Testing

Key points

Testing messages and materials throughout the development process is important. You learn what your audience finds most appealing, understandable, and useful, such as which topics are the most important to them, what they already know, the words and numbers most familiar to them, and the images and designs they prefer.

A Diabetic listening to a community health worker familiar with the necessary diet needed to maintain control over the detrimental effects of this disease.

Health literacy insights for audience testing

You should pay attention to health literacy issues when testing. Here are several health literacy insights for you to consider when doing message and material testing:

  • Do background research on your audience's literacy and numeracy skills
  • Partner with adult literacy groups to help recruit readers with weak skills
  • Read testing materials and directions aloud to help people with weak skills
  • Create tasks for people to do with the information during the sessions and focus on how useful the information is to complete the tasks
  • Separate weak and average readers into different testing groups so that weak readers aren't embarrassed or overpowered by others in the group

Resources for testing messages and materials

Minority Health Program Focus Group Facilitation, February 2022, West Virginia University Prevention Research Center: This is a recording of a 2-hour training session on facilitating online focus groups. It covers how to draft discussion guides and overcome common focus group challenges.

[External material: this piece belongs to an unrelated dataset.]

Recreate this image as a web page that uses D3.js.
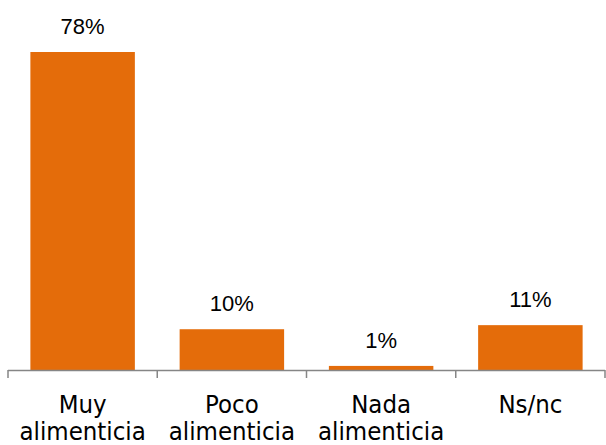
<!DOCTYPE html>
<html><head><meta charset="utf-8">
<script src="https://cdn.jsdelivr.net/npm/d3@7"></script>
<style>body{margin:0;background:#fff}svg{display:block}</style>
</head><body>
<svg id="c" width="606" height="445"></svg>
<script>
const categories = [["Muy","alimenticia"],["Poco","alimenticia"],["Nada","alimenticia"],["Ns/nc"]];
const values = [78, 10, 1, 11];
const valueLabels = ["78%","10%","1%","11%"];

const svg = d3.select("#c");
const x = d3.scaleBand().domain(d3.range(categories.length)).range([8, 605]).paddingInner(0.3).paddingOuter(0.15);
const y = d3.scaleLinear().domain([0, 78]).range([370, 52]);

svg.selectAll("rect.bar").data(values).join("rect")
  .attr("class","bar")
  .attr("x",(d,i)=>x(i)).attr("width",x.bandwidth())
  .attr("y",d=>y(d)).attr("height",d=>y(0)-y(d))
  .attr("fill","#E46C0A");

// axis
const bounds = d3.range(categories.length+1).map(i => 8 + i*(597/categories.length));
svg.append("line").attr("x1",8).attr("x2",605).attr("y1",370.5).attr("y2",370.5)
  .attr("stroke","#868686").attr("stroke-width",1.5);
svg.selectAll("line.tick").data(bounds).join("line").attr("class","tick")
  .attr("x1",d=>d).attr("x2",d=>d).attr("y1",370).attr("y2",378)
  .attr("stroke","#868686").attr("stroke-width",1.5);

svg.selectAll("text.val").data(values).join("text").attr("class","val")
  .attr("x",(d,i)=>x(i)+x.bandwidth()/2).attr("y",d=>y(d)-18)
  .attr("text-anchor","middle").attr("font-family","Liberation Sans, Arial, sans-serif")
  .attr("font-size",22).attr("fill","#000").text((d,i)=>valueLabels[i]);

const lab = svg.selectAll("text.cat").data(categories).join("text").attr("class","cat")
  .attr("text-anchor","middle").attr("font-family","DejaVu Sans Condensed, DejaVu Sans, sans-serif")
  .attr("font-size",25.5).attr("fill","#000");
lab.selectAll("tspan").data((d,i)=>d.map(t=>({t,i}))).join("tspan")
  .attr("x",d=>x(d.i)+x.bandwidth()/2).attr("y",(d,j)=>413+j*27).text(d=>d.t);
</script>
</body></html>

How to Test the Usability of Documents, May 2020, UX Matters: In this article, two usability consultants describe three ways to test the usability of documents and when to choose each method.

NIH National Cancer Institute "Pink Book" – Making Health Communication Programs Work, National Cancer Institute: This book describes a practical approach for planning and implementing health communication efforts. It covers a range of topics, from planning and strategy development, to pretesting materials, to implementing the campaign, to evaluation.

Participatory Materials Development, Harvard School of Public Health: The Health Literacy Studies group from the Harvard School of Public Health examines literacy-related barriers to a variety of health services and care. Here you will find information on how to develop materials with input from the intended audience, as well as examples of materials developed through a participatory process.

Resources specific to usability testing of digital products

Practical Tips for Accessible Content and Multilingual Websites

In this recording of a webinar from December 3, 2020, hosted by Digital.gov and the Multilingual Community of Practice, two digital accessibility specialists from the Library of Congress discuss the following:

  • Integrating accessibility into your everyday practice to help ensure access for people with disabilities
  • Central principles of digital accessibility and how these principles remove access barriers and improve user experience for everyone
  • Ways you can create content that is usable and understandable
  • Accessibility considerations when creating and working with multilingual platforms and content

Sensible: A web usability consultant provides downloadable scripts for usability testing of websites and mobile apps, checklists, instructions for test observers, and more.

Usability.gov: The Digital.gov Team in the U.S. General Services Administration (GSA) Technology Transformation Service manages Usabilty.gov.

On their What & Why page, they provide the basics of user experience (UX). UX focuses on having a deep understanding of users, what they need, what they value, their abilities, and also their limitations.

On their Methods page, they provide resources on recruiting usability test participants, conducting website usability testing, reporting usability test results, and more.